▶ **Task to complete**
Could you write out the records below exactly as they appear, leaving out any pictures?
---------- Given records
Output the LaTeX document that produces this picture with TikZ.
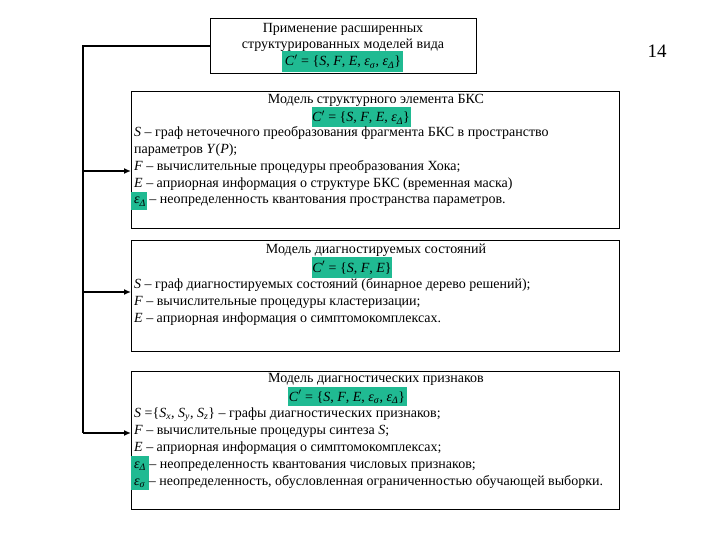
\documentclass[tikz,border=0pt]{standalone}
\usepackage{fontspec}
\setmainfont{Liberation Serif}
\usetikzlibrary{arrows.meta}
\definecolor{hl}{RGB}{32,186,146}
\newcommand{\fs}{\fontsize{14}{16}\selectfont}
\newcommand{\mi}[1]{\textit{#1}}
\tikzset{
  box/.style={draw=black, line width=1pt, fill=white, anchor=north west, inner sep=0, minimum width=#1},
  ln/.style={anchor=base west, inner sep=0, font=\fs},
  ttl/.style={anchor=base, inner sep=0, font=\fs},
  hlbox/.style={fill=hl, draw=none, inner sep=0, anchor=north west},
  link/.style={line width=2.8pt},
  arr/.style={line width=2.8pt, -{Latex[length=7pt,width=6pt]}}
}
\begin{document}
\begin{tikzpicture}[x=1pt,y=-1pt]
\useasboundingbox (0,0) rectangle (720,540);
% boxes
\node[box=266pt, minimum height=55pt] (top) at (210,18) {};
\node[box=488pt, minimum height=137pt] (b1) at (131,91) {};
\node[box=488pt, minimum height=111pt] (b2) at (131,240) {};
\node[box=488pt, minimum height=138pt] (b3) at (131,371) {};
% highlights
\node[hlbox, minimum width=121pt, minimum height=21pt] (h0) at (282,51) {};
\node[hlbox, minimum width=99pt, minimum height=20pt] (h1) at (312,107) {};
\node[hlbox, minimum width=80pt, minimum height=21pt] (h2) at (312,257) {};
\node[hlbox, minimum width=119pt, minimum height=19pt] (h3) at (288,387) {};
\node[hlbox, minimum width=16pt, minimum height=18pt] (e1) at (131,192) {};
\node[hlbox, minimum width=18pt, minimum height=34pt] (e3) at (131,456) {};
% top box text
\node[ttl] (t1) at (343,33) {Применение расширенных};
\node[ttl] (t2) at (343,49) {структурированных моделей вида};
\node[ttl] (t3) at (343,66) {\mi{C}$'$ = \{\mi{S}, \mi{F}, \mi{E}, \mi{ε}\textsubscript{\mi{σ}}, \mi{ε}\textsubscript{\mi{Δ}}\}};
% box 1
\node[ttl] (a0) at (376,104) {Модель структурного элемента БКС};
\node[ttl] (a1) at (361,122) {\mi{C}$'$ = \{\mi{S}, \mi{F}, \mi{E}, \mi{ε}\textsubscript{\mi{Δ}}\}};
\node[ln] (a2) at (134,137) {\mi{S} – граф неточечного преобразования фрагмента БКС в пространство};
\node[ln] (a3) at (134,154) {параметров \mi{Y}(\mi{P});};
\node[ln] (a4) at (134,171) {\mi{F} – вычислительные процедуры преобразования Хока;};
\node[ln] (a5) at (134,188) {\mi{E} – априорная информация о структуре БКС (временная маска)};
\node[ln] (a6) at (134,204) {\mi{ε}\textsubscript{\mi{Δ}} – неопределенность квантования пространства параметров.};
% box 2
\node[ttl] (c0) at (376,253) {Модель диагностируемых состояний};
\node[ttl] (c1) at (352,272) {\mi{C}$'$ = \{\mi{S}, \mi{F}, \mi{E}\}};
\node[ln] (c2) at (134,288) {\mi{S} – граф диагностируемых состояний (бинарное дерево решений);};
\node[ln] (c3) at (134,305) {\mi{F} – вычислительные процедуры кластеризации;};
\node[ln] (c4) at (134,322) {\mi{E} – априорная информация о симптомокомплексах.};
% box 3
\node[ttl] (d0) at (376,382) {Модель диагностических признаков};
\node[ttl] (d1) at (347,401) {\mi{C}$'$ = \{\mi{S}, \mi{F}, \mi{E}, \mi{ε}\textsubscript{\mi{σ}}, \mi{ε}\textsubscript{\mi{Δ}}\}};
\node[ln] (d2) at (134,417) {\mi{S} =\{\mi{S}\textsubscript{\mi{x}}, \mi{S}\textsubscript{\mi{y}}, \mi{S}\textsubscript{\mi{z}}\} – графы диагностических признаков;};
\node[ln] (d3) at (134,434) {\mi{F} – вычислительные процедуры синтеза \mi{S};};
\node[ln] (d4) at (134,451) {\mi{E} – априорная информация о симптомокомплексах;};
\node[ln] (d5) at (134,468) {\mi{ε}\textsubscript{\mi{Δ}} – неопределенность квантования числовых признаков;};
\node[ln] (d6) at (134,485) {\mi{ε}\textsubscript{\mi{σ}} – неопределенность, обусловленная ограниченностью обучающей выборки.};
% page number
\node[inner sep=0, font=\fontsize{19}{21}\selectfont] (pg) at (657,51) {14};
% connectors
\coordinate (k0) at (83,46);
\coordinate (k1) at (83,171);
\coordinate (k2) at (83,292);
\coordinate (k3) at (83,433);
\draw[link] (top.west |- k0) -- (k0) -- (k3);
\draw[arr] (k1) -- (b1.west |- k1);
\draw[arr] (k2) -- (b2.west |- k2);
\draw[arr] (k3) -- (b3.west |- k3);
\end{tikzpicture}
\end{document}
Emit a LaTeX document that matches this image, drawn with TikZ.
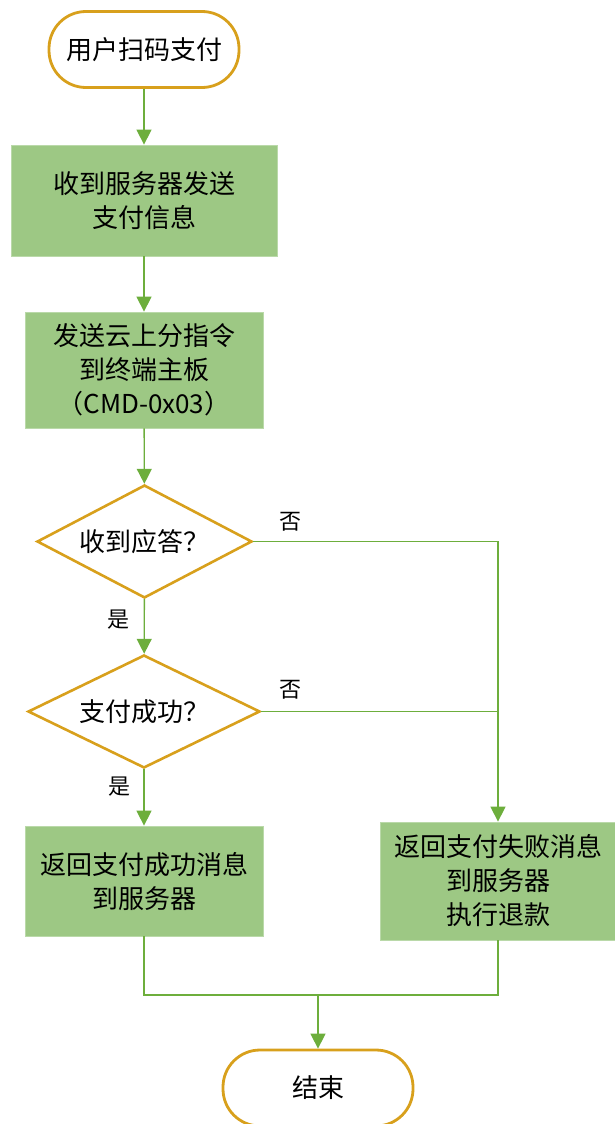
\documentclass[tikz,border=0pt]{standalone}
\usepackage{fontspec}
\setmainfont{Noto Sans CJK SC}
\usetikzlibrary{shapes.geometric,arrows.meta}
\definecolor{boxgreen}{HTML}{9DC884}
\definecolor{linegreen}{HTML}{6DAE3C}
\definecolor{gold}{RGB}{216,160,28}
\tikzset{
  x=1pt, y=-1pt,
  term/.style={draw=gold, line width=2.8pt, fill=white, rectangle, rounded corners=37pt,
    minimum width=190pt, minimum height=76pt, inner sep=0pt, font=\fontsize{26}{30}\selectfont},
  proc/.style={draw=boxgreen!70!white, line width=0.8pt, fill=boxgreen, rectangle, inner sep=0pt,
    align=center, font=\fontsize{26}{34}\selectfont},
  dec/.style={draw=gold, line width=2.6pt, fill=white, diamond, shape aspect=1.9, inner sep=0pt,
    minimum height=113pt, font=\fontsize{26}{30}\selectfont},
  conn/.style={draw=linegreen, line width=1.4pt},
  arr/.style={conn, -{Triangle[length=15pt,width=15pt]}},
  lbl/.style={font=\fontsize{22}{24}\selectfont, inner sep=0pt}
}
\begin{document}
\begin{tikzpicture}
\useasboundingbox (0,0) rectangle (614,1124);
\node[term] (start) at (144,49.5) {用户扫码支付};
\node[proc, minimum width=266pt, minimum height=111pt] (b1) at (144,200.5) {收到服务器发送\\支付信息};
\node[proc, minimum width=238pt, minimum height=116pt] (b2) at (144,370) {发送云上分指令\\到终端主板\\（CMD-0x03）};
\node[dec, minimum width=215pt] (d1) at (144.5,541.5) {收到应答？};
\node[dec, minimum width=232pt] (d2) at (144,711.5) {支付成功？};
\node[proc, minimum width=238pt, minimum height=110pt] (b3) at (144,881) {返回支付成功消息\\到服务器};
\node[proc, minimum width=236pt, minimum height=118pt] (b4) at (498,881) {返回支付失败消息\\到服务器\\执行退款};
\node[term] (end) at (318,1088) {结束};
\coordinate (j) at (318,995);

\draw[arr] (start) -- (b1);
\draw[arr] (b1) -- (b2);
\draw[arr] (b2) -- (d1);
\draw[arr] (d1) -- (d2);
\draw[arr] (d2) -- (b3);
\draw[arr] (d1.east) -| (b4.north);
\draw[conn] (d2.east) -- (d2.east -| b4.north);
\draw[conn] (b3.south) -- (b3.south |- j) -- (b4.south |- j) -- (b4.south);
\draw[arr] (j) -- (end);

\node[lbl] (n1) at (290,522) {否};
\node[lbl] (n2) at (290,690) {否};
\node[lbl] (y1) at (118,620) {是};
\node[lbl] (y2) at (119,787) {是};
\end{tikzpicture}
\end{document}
--------------------
▶ **Answer to the task**
Output the LaTeX document that produces this picture with TikZ.
\documentclass[tikz,border=0pt]{standalone}
\usepackage{fontspec}
\setmainfont{Liberation Serif}
\usetikzlibrary{arrows.meta}
\definecolor{hl}{RGB}{32,186,146}
\newcommand{\fs}{\fontsize{14}{16}\selectfont}
\newcommand{\mi}[1]{\textit{#1}}
\tikzset{
  box/.style={draw=black, line width=1pt, fill=white, anchor=north west, inner sep=0, minimum width=#1},
  ln/.style={anchor=base west, inner sep=0, font=\fs},
  ttl/.style={anchor=base, inner sep=0, font=\fs},
  hlbox/.style={fill=hl, draw=none, inner sep=0, anchor=north west},
  link/.style={line width=2.8pt},
  arr/.style={line width=2.8pt, -{Latex[length=7pt,width=6pt]}}
}
\begin{document}
\begin{tikzpicture}[x=1pt,y=-1pt]
\useasboundingbox (0,0) rectangle (720,540);
% boxes
\node[box=266pt, minimum height=55pt] (top) at (210,18) {};
\node[box=488pt, minimum height=137pt] (b1) at (131,91) {};
\node[box=488pt, minimum height=111pt] (b2) at (131,240) {};
\node[box=488pt, minimum height=138pt] (b3) at (131,371) {};
% highlights
\node[hlbox, minimum width=121pt, minimum height=21pt] (h0) at (282,51) {};
\node[hlbox, minimum width=99pt, minimum height=20pt] (h1) at (312,107) {};
\node[hlbox, minimum width=80pt, minimum height=21pt] (h2) at (312,257) {};
\node[hlbox, minimum width=119pt, minimum height=19pt] (h3) at (288,387) {};
\node[hlbox, minimum width=16pt, minimum height=18pt] (e1) at (131,192) {};
\node[hlbox, minimum width=18pt, minimum height=34pt] (e3) at (131,456) {};
% top box text
\node[ttl] (t1) at (343,33) {Применение расширенных};
\node[ttl] (t2) at (343,49) {структурированных моделей вида};
\node[ttl] (t3) at (343,66) {\mi{C}$'$ = \{\mi{S}, \mi{F}, \mi{E}, \mi{ε}\textsubscript{\mi{σ}}, \mi{ε}\textsubscript{\mi{Δ}}\}};
% box 1
\node[ttl] (a0) at (376,104) {Модель структурного элемента БКС};
\node[ttl] (a1) at (361,122) {\mi{C}$'$ = \{\mi{S}, \mi{F}, \mi{E}, \mi{ε}\textsubscript{\mi{Δ}}\}};
\node[ln] (a2) at (134,137) {\mi{S} – граф неточечного преобразования фрагмента БКС в пространство};
\node[ln] (a3) at (134,154) {параметров \mi{Y}(\mi{P});};
\node[ln] (a4) at (134,171) {\mi{F} – вычислительные процедуры преобразования Хока;};
\node[ln] (a5) at (134,188) {\mi{E} – априорная информация о структуре БКС (временная маска)};
\node[ln] (a6) at (134,204) {\mi{ε}\textsubscript{\mi{Δ}} – неопределенность квантования пространства параметров.};
% box 2
\node[ttl] (c0) at (376,253) {Модель диагностируемых состояний};
\node[ttl] (c1) at (352,272) {\mi{C}$'$ = \{\mi{S}, \mi{F}, \mi{E}\}};
\node[ln] (c2) at (134,288) {\mi{S} – граф диагностируемых состояний (бинарное дерево решений);};
\node[ln] (c3) at (134,305) {\mi{F} – вычислительные процедуры кластеризации;};
\node[ln] (c4) at (134,322) {\mi{E} – априорная информация о симптомокомплексах.};
% box 3
\node[ttl] (d0) at (376,382) {Модель диагностических признаков};
\node[ttl] (d1) at (347,401) {\mi{C}$'$ = \{\mi{S}, \mi{F}, \mi{E}, \mi{ε}\textsubscript{\mi{σ}}, \mi{ε}\textsubscript{\mi{Δ}}\}};
\node[ln] (d2) at (134,417) {\mi{S} =\{\mi{S}\textsubscript{\mi{x}}, \mi{S}\textsubscript{\mi{y}}, \mi{S}\textsubscript{\mi{z}}\} – графы диагностических признаков;};
\node[ln] (d3) at (134,434) {\mi{F} – вычислительные процедуры синтеза \mi{S};};
\node[ln] (d4) at (134,451) {\mi{E} – априорная информация о симптомокомплексах;};
\node[ln] (d5) at (134,468) {\mi{ε}\textsubscript{\mi{Δ}} – неопределенность квантования числовых признаков;};
\node[ln] (d6) at (134,485) {\mi{ε}\textsubscript{\mi{σ}} – неопределенность, обусловленная ограниченностью обучающей выборки.};
% page number
\node[inner sep=0, font=\fontsize{19}{21}\selectfont] (pg) at (657,51) {14};
% connectors
\coordinate (k0) at (83,46);
\coordinate (k1) at (83,171);
\coordinate (k2) at (83,292);
\coordinate (k3) at (83,433);
\draw[link] (top.west |- k0) -- (k0) -- (k3);
\draw[arr] (k1) -- (b1.west |- k1);
\draw[arr] (k2) -- (b2.west |- k2);
\draw[arr] (k3) -- (b3.west |- k3);
\end{tikzpicture}
\end{document}
Emit a LaTeX document that matches this image, drawn with TikZ.
\documentclass[tikz,border=0pt]{standalone}
\usepackage{fontspec}
\setmainfont{Noto Sans CJK SC}
\usetikzlibrary{shapes.geometric,arrows.meta}
\definecolor{boxgreen}{HTML}{9DC884}
\definecolor{linegreen}{HTML}{6DAE3C}
\definecolor{gold}{RGB}{216,160,28}
\tikzset{
  x=1pt, y=-1pt,
  term/.style={draw=gold, line width=2.8pt, fill=white, rectangle, rounded corners=37pt,
    minimum width=190pt, minimum height=76pt, inner sep=0pt, font=\fontsize{26}{30}\selectfont},
  proc/.style={draw=boxgreen!70!white, line width=0.8pt, fill=boxgreen, rectangle, inner sep=0pt,
    align=center, font=\fontsize{26}{34}\selectfont},
  dec/.style={draw=gold, line width=2.6pt, fill=white, diamond, shape aspect=1.9, inner sep=0pt,
    minimum height=113pt, font=\fontsize{26}{30}\selectfont},
  conn/.style={draw=linegreen, line width=1.4pt},
  arr/.style={conn, -{Triangle[length=15pt,width=15pt]}},
  lbl/.style={font=\fontsize{22}{24}\selectfont, inner sep=0pt}
}
\begin{document}
\begin{tikzpicture}
\useasboundingbox (0,0) rectangle (614,1124);
\node[term] (start) at (144,49.5) {用户扫码支付};
\node[proc, minimum width=266pt, minimum height=111pt] (b1) at (144,200.5) {收到服务器发送\\支付信息};
\node[proc, minimum width=238pt, minimum height=116pt] (b2) at (144,370) {发送云上分指令\\到终端主板\\（CMD-0x03）};
\node[dec, minimum width=215pt] (d1) at (144.5,541.5) {收到应答？};
\node[dec, minimum width=232pt] (d2) at (144,711.5) {支付成功？};
\node[proc, minimum width=238pt, minimum height=110pt] (b3) at (144,881) {返回支付成功消息\\到服务器};
\node[proc, minimum width=236pt, minimum height=118pt] (b4) at (498,881) {返回支付失败消息\\到服务器\\执行退款};
\node[term] (end) at (318,1088) {结束};
\coordinate (j) at (318,995);

\draw[arr] (start) -- (b1);
\draw[arr] (b1) -- (b2);
\draw[arr] (b2) -- (d1);
\draw[arr] (d1) -- (d2);
\draw[arr] (d2) -- (b3);
\draw[arr] (d1.east) -| (b4.north);
\draw[conn] (d2.east) -- (d2.east -| b4.north);
\draw[conn] (b3.south) -- (b3.south |- j) -- (b4.south |- j) -- (b4.south);
\draw[arr] (j) -- (end);

\node[lbl] (n1) at (290,522) {否};
\node[lbl] (n2) at (290,690) {否};
\node[lbl] (y1) at (118,620) {是};
\node[lbl] (y2) at (119,787) {是};
\end{tikzpicture}
\end{document}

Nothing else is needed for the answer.